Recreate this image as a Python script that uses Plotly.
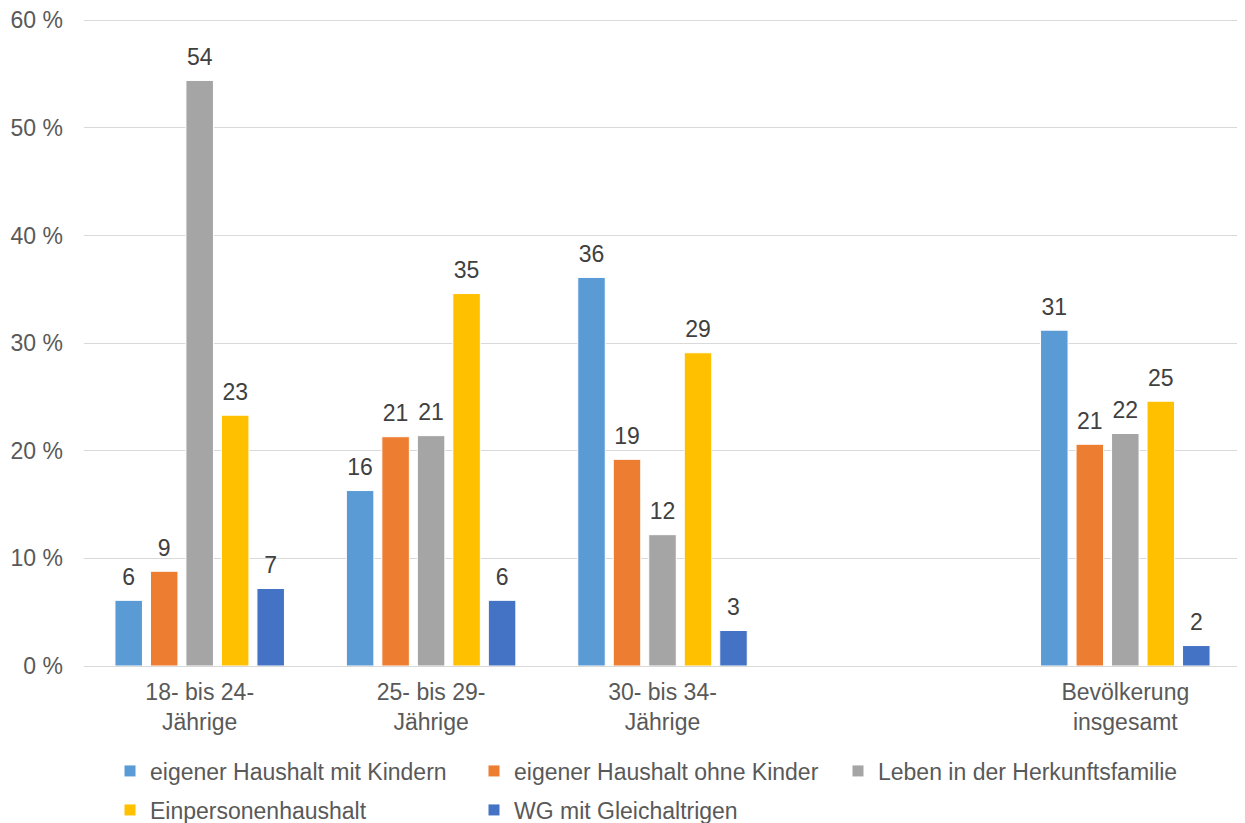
import plotly.graph_objects as go

categories = ["18- bis 24-<br>Jährige", "25- bis 29-<br>Jährige", "30- bis 34-<br>Jährige", " ", "Bevölkerung<br>insgesamt"]
series_names = ["eigener Haushalt mit Kindern", "eigener Haushalt ohne Kinder", "Leben in der Herkunftsfamilie",
                "Einpersonenhaushalt", "WG mit Gleichaltrigen"]
mit_kindern = [6.1, 16.3, 36.1, None, 31.2]
ohne_kinder = [8.8, 21.3, 19.2, None, 20.6]
herkunft = [54.4, 21.4, 12.2, None, 21.6]
einpersonen = [23.3, 34.6, 29.1, None, 24.6]
wg = [7.2, 6.1, 3.3, None, 1.9]
colors = ["#5B9BD5", "#ED7D31", "#A5A5A5", "#FFC000", "#4472C4"]
legend_rows = ["legend", "legend", "legend", "legend2", "legend2"]
y_ticks = [0, 10, 20, 30, 40, 50, 60]
y_ticktext = [f"{v} %" for v in y_ticks]

FONT = "Liberation Sans, Arial, sans-serif"
FS = 23
all_series = [mit_kindern, ohne_kinder, herkunft, einpersonen, wg]

# the page body adds an 8 px margin around the figure
W, H = 1237, 815

fig = go.Figure()
for name, vals, col, lg in zip(series_names, all_series, colors, legend_rows):
    fig.add_trace(go.Bar(
        name=name, x=categories, y=vals, legend=lg,
        marker=dict(color=col, line=dict(color="white", width=1)),
        hoverinfo="x+y+name",
    ))
# value labels, grouped like the bars
for name, vals in zip(series_names, all_series):
    fig.add_trace(go.Scatter(
        x=categories, y=vals, mode="markers+text",
        marker=dict(size=14, opacity=0),
        text=[f"{v:.0f}" if v is not None else "" for v in vals],
        textposition="top center",
        textfont=dict(family=FONT, size=FS, color="#404040"),
        showlegend=False, hoverinfo="skip", cliponaxis=False,
    ))

legend_common = dict(
    orientation="h", xanchor="left", yanchor="middle",
    xref="container", yref="container",
    entrywidth=319, entrywidthmode="pixels", itemwidth=30,
    font=dict(family=FONT, size=FS, color="#595959"),
    traceorder="normal", bgcolor="rgba(0,0,0,0)",
)
fig.update_layout(
    width=W, height=H,
    margin=dict(l=76, r=4, t=10, b=157, autoexpand=False),
    paper_bgcolor="white", plot_bgcolor="white",
    barmode="group", bargap=0.233, bargroupgap=0.225,
    scattermode="group", scattergap=0.233,
    font=dict(family=FONT, size=FS, color="#595959"),
    showlegend=True,
    legend=dict(x=102 / W, y=1 - 763 / H, **legend_common),
    legend2=dict(x=102 / W, y=1 - 802 / H, **legend_common),
    xaxis=dict(
        categoryorder="array", categoryarray=categories,
        showgrid=False, showline=True, linecolor="#D9D9D9", linewidth=1,
        ticks="", tickfont=dict(family=FONT, size=FS, color="#595959"),
        automargin=False, ticklabelstandoff=5,
    ),
    yaxis=dict(
        range=[0, 60.2], tickvals=y_ticks, ticktext=y_ticktext,
        showgrid=True, gridcolor="#D9D9D9", gridwidth=1,
        zeroline=False, showline=False, ticks="",
        tickfont=dict(family=FONT, size=FS, color="#595959"),
        automargin=False, ticklabelstandoff=20, ticklabeloverflow="allow",
    ),
)
fig.write_html("out.html")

--*--

Leave the pictures out and reproduce exactly the lines from the top of the listing above through the line with "W, H = 1237, 815".

§ **SOLUTION TO THIS TASK**
Recreate this image as a Python script that uses Plotly.
import plotly.graph_objects as go

categories = ["18- bis 24-<br>Jährige", "25- bis 29-<br>Jährige", "30- bis 34-<br>Jährige", " ", "Bevölkerung<br>insgesamt"]
series_names = ["eigener Haushalt mit Kindern", "eigener Haushalt ohne Kinder", "Leben in der Herkunftsfamilie",
                "Einpersonenhaushalt", "WG mit Gleichaltrigen"]
mit_kindern = [6.1, 16.3, 36.1, None, 31.2]
ohne_kinder = [8.8, 21.3, 19.2, None, 20.6]
herkunft = [54.4, 21.4, 12.2, None, 21.6]
einpersonen = [23.3, 34.6, 29.1, None, 24.6]
wg = [7.2, 6.1, 3.3, None, 1.9]
colors = ["#5B9BD5", "#ED7D31", "#A5A5A5", "#FFC000", "#4472C4"]
legend_rows = ["legend", "legend", "legend", "legend2", "legend2"]
y_ticks = [0, 10, 20, 30, 40, 50, 60]
y_ticktext = [f"{v} %" for v in y_ticks]

FONT = "Liberation Sans, Arial, sans-serif"
FS = 23
all_series = [mit_kindern, ohne_kinder, herkunft, einpersonen, wg]

# the page body adds an 8 px margin around the figure
W, H = 1237, 815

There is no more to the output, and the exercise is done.